The Depressive Me, Behind The Scene

Akan tiba waktunya kamu ingin sendiri. Menarik diri dari pergaulan dengan orang-orang terdekatmu, menikmati waktu dengan kesendirianmu, melakukan hal-hal yang benar-benar kamu cintai dan ingin kamu lakukan. Seolah dirimu adalah satu-satunya hal yang pantas untuk dipikirkan untuk beberapa saat. Seolah dirimu adalah pusat segalanya. Terkadang kamu juga ingin memberikan waktu untuk orang-orang tedekatmu untuk menikmati diri mereka seperti kamu ingin menikmati dirimu saat itu. Itu cukup adil. Kamu pun terkadang ingin bertindak sebagai orang ke tiga dalam sebuah roman, tidak melulu muncul sebagai sosok “aku”, “kami”, ataupun “kita”. Kamu tidak bermaksud untuk menciptakan jarak, tapi ini lebih kepada kamu ingin menghargai evolusi mereka sebagai sosok individu yang mandiri, dengan segenap lika-liku hidup mereka yang unik. Kamu semakin sadar bahwa kita semua nantinya akan tumbuh sebagai orang dewasa, makin matang secara fisik dan cara berpikir. Saat ini orang-orang seusiamu sedang menikmati proses pencarian jati diri, kamupun begitu. Saling melihat cara pribadi satu dengan yang lain menghadapi problema hidup, yang tentunya amat berbeda. Semua itu adalah konsekuesi dari perubahan. Semua orang pasti akan mencoba memainkan tiap peran tersebut hingga tiba saatnya untuk memilih mana yang paling sesuai dengan karakternya. Kamu hanya perlu waktu dan biarlah semua berjalan secara alami.
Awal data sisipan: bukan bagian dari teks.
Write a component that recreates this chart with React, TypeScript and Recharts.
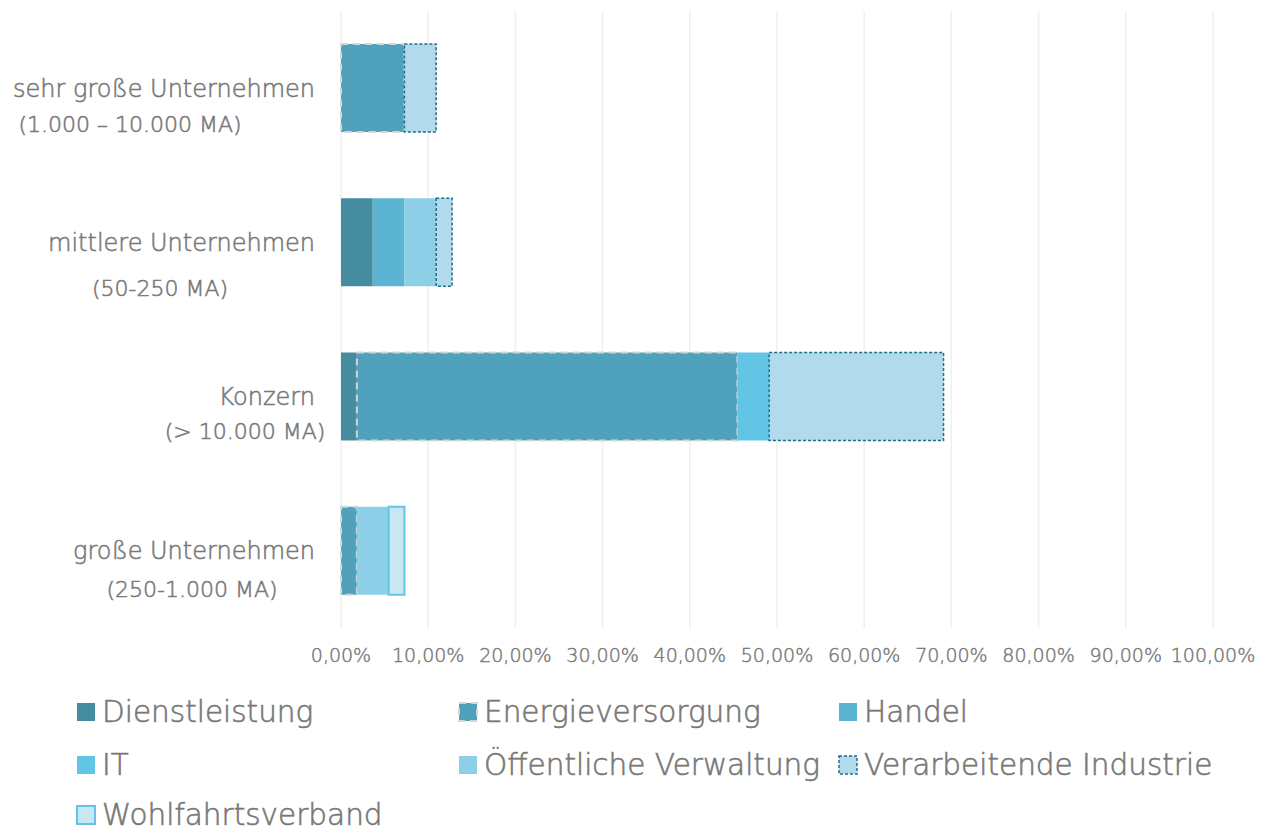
import React from "react";
import { BarChart, Bar, XAxis, YAxis, CartesianGrid } from "recharts";

const categoryLine1 = [
  "sehr große Unternehmen",
  "mittlere Unternehmen",
  "Konzern",
  "große Unternehmen",
];
const categoryLine2 = [
  "(1.000 – 10.000 MA)",
  "(50-250 MA)",
  "(> 10.000 MA)",
  "(250-1.000 MA)",
];

const dienstleistung = [0, 3.64, 1.82, 0];
const energieversorgung = [7.27, 0, 43.64, 1.82];
const handel = [0, 3.64, 0, 0];
const it = [0, 0, 3.64, 0];
const oeffentlicheVerwaltung = [0, 3.64, 0, 3.64];
const verarbeitendeIndustrie = [3.64, 1.82, 20.0, 0];
const wohlfahrtsverband = [0, 0, 0, 1.82];

const xTicks = [0, 10, 20, 30, 40, 50, 60, 70, 80, 90, 100];

const seriesNames = [
  "Dienstleistung",
  "Energieversorgung",
  "Handel",
  "IT",
  "Öffentliche Verwaltung",
  "Verarbeitende Industrie",
  "Wohlfahrtsverband",
];
const seriesValues = [
  dienstleistung,
  energieversorgung,
  handel,
  it,
  oeffentlicheVerwaltung,
  verarbeitendeIndustrie,
  wohlfahrtsverband,
];

const seriesStyles = [
  { fill: "#468CA1", stroke: "none", dash: undefined, width: 0 },
  { fill: "#50A2BC", stroke: "#D5D5D5", dash: "7 5", width: 2 },
  { fill: "#5BB4D1", stroke: "none", dash: undefined, width: 0 },
  { fill: "#63C5E5", stroke: "none", dash: undefined, width: 0 },
  { fill: "#8ECFE8", stroke: "none", dash: undefined, width: 0 },
  { fill: "#B1DAEC", stroke: "#1E6D8C", dash: "3 2", width: 1.5 },
  { fill: "#C9E7F3", stroke: "#63C5E5", dash: undefined, width: 2 },
];

const data = categoryLine1.map((c, i) => {
  const row: Record<string, any> = { name: c, idx: i };
  seriesNames.forEach((s, k) => {
    row[s] = seriesValues[k][i] === 0 ? null : seriesValues[k][i];
  });
  return row;
});

const labelLayout = [
  { x2: 130, dy2: 36 },
  { x2: 160, dy2: 46 },
  { x2: 245, dy2: 35 },
  { x2: 192, dy2: 38 },
];

const TEXT = "#787878";
const FONT = "'DejaVu Sans', 'Open Sans', sans-serif";
const WEIGHT = 200;
const TSTROKE = 0.55;

const YTick = (props: any) => {
  const { y, payload, index } = props;
  const i = payload?.index ?? index;
  const lay = labelLayout[i] || { x2: 160, dy2: 36 };
  return (
    <g>
      <text
        x={315}
        y={y}
        dy="0.35em"
        textAnchor="end"
        fill={TEXT}
        stroke={TEXT}
        strokeWidth={TSTROKE}
        fontSize={24}
        fontWeight={WEIGHT}
        fontFamily={FONT}
      >
        {categoryLine1[i]}
      </text>
      <text
        x={lay.x2}
        y={y + lay.dy2}
        dy="0.35em"
        textAnchor="middle"
        fill={TEXT}
        stroke={TEXT}
        strokeWidth={TSTROKE}
        fontSize={22}
        fontWeight={WEIGHT}
        fontFamily={FONT}
      >
        {categoryLine2[i]}
      </text>
    </g>
  );
};

const fmt = (v: number) => v.toFixed(2).replace(".", ",") + "%";

const legendPos = [
  { left: 76, top: 712 },
  { left: 458, top: 712 },
  { left: 838, top: 712 },
  { left: 76, top: 765 },
  { left: 458, top: 765 },
  { left: 838, top: 765 },
  { left: 76, top: 815 },
];

export default function App() {
  return (
    <div
      style={{
        position: "absolute",
        left: 0,
        top: 0,
        width: 1270,
        height: 828,
        overflow: "hidden",
        background: "#fff",
        fontFamily: FONT,
      }}
    >
      <BarChart
        width={1270}
        height={680}
        data={data}
        layout="vertical"
        margin={{ top: 11, right: 57, bottom: 22, left: 0 }}
        barCategoryGap={0}
      >
        <CartesianGrid
          horizontal={false}
          vertical={true}
          stroke="#EFEFEF"
          strokeWidth={1.5}
        />
        <XAxis
          type="number"
          domain={[0, 100]}
          ticks={xTicks}
          tickFormatter={fmt}
          axisLine={false}
          tickLine={false}
          tick={{
            fill: TEXT,
            stroke: TEXT,
            strokeWidth: 0.45,
            fontSize: 19,
            fontFamily: FONT,
            fontWeight: WEIGHT,
          }}
          tickMargin={15}
          interval={0}
          height={30}
        />
        <YAxis
          type="category"
          dataKey="name"
          width={341}
          axisLine={false}
          tickLine={false}
          tick={<YTick />}
          interval={0}
        />
        {seriesNames.map((s, k) => (
          <Bar
            key={s}
            dataKey={s}
            stackId="a"
            barSize={88}
            fill={seriesStyles[k].fill}
            stroke={seriesStyles[k].stroke}
            strokeDasharray={seriesStyles[k].dash}
            strokeWidth={seriesStyles[k].width}
            isAnimationActive={false}
          />
        ))}
      </BarChart>
      {seriesNames.map((s, k) => (
        <div
          key={s}
          style={{
            position: "absolute",
            left: legendPos[k].left,
            top: legendPos[k].top,
            transform: "translateY(-50%)",
            display: "flex",
            alignItems: "center",
            whiteSpace: "nowrap",
          }}
        >
          <svg width={20} height={20} style={{ marginRight: 6 }}>
            <rect
              x={1}
              y={1}
              width={18}
              height={18}
              fill={seriesStyles[k].fill}
              stroke={seriesStyles[k].stroke}
              strokeDasharray={seriesStyles[k].dash}
              strokeWidth={seriesStyles[k].width}
            />
          </svg>
          <span
            style={{
              fontSize: 29.5,
              color: TEXT,
              lineHeight: "36px",
              fontWeight: WEIGHT,
              WebkitTextStroke: `0.6px ${TEXT}`,
            }}
          >
            {s}
          </span>
        </div>
      ))}
    </div>
  );
}
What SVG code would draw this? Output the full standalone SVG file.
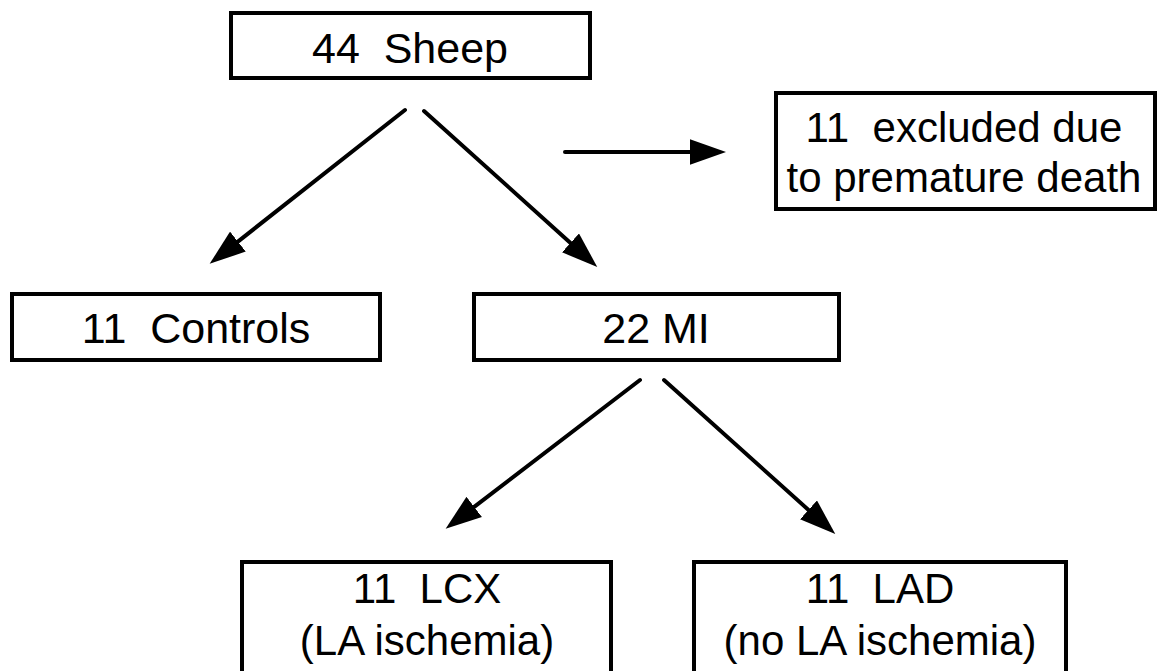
<svg xmlns="http://www.w3.org/2000/svg" width="1159" height="671" viewBox="0 0 1159 671" xml:space="preserve">
<style>
.box{fill:#fff;stroke:#000;stroke-width:4}
.t{font-family:"Liberation Sans",Arial,sans-serif;font-size:43px;fill:#000;text-anchor:middle;white-space:pre}
.t2{font-size:42px}
.c{stroke:#000;stroke-width:4;stroke-linecap:round;fill:none;marker-end:url(#ah)}
</style>
<defs>
<marker id="ah" markerUnits="userSpaceOnUse" markerWidth="36" markerHeight="26" refX="0" refY="12" orient="auto" viewBox="0 0 34 24">
<path d="M0,0 L34,12 L0,24 Z" fill="#000"/>
</marker>
</defs>
<rect width="1159" height="671" fill="#fff"/>
<g id="connectors">
<line class="c" x1="405" y1="110" x2="237.9" y2="241.6"/>
<line class="c" x1="424" y1="111" x2="570.5" y2="242.9"/>
<line class="c" x1="565" y1="152" x2="690" y2="152"/>
<line class="c" x1="640" y1="380" x2="474.2" y2="506.9"/>
<line class="c" x1="664" y1="380" x2="808.5" y2="509.9"/>
</g>
<g id="sheep">
<rect class="box" x="231" y="13" width="359" height="65"/>
<text class="t" x="410" y="63">44  Sheep</text>
</g>
<g id="excluded">
<rect class="box" x="776" y="93" width="379" height="116"/>
<text class="t t2" x="964" y="142">11  excluded due</text>
<text class="t t2" x="964" y="192">to premature death</text>
</g>
<g id="controls">
<rect class="box" x="12" y="294" width="368" height="66"/>
<text class="t" x="196" y="343">11  Controls</text>
</g>
<g id="mi">
<rect class="box" x="474" y="294" width="365" height="66"/>
<text class="t" x="656" y="343">22 MI</text>
</g>
<g id="lcx">
<rect class="box" x="242" y="562" width="369" height="130"/>
<text class="t t2" x="427" y="603">11  LCX</text>
<text class="t t2" x="427" y="655">(LA ischemia)</text>
</g>
<g id="lad">
<rect class="box" x="694" y="562" width="372" height="130"/>
<text class="t t2" x="880" y="603">11  LAD</text>
<text class="t t2" x="880" y="655">(no LA ischemia)</text>
</g>
</svg>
Tapi terlepas dari itu, kamu sendiri pun sebetulnya bingung dengan semua yang terjadi, seolah semua kejadian yang kamu temui dalam kehidupan sehari-hari adalah berkas cahaya. Nyata, tapi luput dari mata batin sebab terkadang terlalu banyak hal superfisial daripada yang bermakna. Terlalu banyak hal yang harus dipikirkan. Masa depan tampak membingungkan dan sedikit aneh melihat orang-orang mulai mendefinisikan kesuksesan dan berpikir seolah-olah mereka telah menggenggam keduanya dengan gemilang. Kata-kata “merencanakan masa depan” mulai terdengar menjengkelkan. Kamu merasa dirimu seolah menjadi pesimis sekaligus pecundang di hamparan para perencana masa depan itu. Sebab untuk meraba masa depan pun kamu merasa sulit. Yang kamu tahu adalah kamu tengah berusaha mewujudkan mimpimu. Kamu merasa dirimu naif saat kamu mulai membandingkan mereka dengan orangtuamu. Ayah dan ibumu yang telah memberimu cetak biru. Adakah yang berbeda? Kamu pun tak yakin sebab kamu tahu bahwa orangtuamu adalah juga perencana masa depan yang tak kalah hebat. Tapi dalam cara yang berbeda. Dan menurutmu itu lebih indah. Mereka tahu dunia akan menjadi tempat yang lebih indah jika kita mau menyadari bahwa tiap orang memilki jalan masing-masing dalam menggapai kesuksesan. Hormatilah itu!